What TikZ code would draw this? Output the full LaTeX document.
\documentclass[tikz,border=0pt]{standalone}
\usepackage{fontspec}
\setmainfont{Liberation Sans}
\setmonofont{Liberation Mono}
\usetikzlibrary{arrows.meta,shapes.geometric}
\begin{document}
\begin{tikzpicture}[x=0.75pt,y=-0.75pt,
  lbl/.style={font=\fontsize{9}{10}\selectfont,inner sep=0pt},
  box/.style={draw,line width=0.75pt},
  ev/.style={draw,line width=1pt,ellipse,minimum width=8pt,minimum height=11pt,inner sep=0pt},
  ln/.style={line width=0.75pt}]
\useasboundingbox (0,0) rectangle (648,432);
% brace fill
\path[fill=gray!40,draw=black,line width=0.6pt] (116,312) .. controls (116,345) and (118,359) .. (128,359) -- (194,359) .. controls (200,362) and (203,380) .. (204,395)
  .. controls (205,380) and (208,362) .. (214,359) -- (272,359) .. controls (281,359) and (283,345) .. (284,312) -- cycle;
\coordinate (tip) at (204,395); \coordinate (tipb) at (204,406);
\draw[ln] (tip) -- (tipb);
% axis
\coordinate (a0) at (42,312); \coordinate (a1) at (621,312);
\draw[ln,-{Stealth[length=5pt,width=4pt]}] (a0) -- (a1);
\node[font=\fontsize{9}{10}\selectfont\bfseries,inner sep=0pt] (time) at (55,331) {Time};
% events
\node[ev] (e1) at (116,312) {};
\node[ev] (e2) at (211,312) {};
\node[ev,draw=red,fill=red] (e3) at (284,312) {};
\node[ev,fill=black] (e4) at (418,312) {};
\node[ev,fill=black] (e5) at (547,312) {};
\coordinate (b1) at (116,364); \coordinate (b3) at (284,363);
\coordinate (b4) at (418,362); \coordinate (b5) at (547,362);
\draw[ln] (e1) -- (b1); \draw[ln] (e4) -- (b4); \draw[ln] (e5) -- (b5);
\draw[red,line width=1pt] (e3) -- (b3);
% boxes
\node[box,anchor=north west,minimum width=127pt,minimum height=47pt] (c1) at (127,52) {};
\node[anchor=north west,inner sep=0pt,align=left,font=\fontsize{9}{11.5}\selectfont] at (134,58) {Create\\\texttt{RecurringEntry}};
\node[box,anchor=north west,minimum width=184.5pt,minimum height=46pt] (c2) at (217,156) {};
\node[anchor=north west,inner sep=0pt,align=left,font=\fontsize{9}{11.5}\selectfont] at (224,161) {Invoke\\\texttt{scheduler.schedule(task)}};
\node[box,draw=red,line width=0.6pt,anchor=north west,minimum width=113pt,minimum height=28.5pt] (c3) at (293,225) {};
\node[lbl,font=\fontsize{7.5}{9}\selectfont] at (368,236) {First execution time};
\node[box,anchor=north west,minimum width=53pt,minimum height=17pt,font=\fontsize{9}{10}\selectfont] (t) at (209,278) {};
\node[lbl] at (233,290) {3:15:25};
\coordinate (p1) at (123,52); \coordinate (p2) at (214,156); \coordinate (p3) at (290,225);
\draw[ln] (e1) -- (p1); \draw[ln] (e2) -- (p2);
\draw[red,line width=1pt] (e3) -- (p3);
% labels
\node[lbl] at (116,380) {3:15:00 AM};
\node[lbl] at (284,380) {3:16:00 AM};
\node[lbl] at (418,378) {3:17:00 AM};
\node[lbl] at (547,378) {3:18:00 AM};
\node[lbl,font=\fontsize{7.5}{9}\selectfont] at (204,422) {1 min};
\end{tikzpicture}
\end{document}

- - - -

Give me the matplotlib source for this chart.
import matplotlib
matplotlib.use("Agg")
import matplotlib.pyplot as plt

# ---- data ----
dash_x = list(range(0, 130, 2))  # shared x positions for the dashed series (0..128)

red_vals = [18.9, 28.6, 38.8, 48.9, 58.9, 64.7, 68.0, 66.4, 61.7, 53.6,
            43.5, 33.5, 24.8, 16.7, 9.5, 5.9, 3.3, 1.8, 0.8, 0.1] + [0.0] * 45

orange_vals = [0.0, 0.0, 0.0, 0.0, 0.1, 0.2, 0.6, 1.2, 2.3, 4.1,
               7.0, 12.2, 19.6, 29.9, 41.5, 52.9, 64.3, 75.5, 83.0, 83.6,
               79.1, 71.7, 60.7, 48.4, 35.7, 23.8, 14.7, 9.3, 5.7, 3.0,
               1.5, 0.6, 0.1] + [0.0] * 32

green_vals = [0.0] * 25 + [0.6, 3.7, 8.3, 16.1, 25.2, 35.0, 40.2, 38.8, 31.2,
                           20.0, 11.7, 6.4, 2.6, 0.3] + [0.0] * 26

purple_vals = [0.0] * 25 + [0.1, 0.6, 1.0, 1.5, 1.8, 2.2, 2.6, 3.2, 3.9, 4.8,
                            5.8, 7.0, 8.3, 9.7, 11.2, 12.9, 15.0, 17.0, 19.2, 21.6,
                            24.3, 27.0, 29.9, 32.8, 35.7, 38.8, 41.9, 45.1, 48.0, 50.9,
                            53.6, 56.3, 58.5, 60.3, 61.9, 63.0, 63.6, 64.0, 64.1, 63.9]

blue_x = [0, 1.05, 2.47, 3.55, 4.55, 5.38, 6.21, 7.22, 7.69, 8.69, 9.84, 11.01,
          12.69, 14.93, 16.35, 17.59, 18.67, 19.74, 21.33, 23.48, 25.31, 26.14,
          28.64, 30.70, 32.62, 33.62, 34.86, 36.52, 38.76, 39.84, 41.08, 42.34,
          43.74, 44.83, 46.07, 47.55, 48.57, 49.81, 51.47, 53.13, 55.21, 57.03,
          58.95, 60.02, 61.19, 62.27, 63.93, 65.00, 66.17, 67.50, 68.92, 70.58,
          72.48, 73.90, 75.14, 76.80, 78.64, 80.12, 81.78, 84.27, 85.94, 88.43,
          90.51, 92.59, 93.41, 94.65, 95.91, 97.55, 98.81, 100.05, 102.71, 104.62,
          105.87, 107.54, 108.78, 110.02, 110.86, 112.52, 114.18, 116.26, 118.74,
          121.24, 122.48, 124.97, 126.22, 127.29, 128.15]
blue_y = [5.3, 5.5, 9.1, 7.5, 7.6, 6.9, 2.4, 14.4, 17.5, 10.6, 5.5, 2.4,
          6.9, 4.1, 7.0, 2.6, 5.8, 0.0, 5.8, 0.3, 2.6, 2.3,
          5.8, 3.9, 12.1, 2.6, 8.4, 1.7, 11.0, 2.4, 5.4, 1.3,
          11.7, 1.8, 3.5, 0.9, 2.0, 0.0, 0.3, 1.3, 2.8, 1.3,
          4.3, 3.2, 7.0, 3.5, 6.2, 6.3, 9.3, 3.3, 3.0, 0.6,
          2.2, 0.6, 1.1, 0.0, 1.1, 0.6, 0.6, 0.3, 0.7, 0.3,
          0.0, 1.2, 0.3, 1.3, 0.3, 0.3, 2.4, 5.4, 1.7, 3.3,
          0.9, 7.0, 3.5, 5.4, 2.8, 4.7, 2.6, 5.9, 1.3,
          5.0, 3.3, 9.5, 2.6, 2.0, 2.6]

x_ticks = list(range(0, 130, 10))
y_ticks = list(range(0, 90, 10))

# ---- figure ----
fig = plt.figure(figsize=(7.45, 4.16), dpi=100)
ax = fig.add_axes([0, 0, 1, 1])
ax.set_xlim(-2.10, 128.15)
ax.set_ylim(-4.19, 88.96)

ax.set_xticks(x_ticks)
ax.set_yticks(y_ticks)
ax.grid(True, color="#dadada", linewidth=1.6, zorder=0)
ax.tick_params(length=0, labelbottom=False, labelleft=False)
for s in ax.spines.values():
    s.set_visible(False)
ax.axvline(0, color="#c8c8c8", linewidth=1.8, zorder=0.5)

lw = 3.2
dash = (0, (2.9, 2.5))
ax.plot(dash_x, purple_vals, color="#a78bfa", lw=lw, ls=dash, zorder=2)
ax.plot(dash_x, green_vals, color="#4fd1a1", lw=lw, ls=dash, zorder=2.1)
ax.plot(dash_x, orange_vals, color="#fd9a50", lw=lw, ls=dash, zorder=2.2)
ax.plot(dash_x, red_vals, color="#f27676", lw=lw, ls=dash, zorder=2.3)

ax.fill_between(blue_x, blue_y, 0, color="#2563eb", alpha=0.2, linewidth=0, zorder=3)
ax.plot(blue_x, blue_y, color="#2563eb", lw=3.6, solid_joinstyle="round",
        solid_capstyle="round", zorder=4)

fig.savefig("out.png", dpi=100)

- - - -

PROBLEM: Repeat word for word the stretch of lines from the one with "Give me the matplotlib source for this chart." down to the one with "43.5, 33.5, 24.8, 16.7, 9.5, 5.9, 3.3, 1.8, 0.8, 0.1]", both included.

WRITTEN SOLUTION:
Give me the matplotlib source for this chart.
import matplotlib
matplotlib.use("Agg")
import matplotlib.pyplot as plt

# ---- data ----
dash_x = list(range(0, 130, 2))  # shared x positions for the dashed series (0..128)

red_vals = [18.9, 28.6, 38.8, 48.9, 58.9, 64.7, 68.0, 66.4, 61.7, 53.6,
            43.5, 33.5, 24.8, 16.7, 9.5, 5.9, 3.3, 1.8, 0.8, 0.1] + [0.0] * 45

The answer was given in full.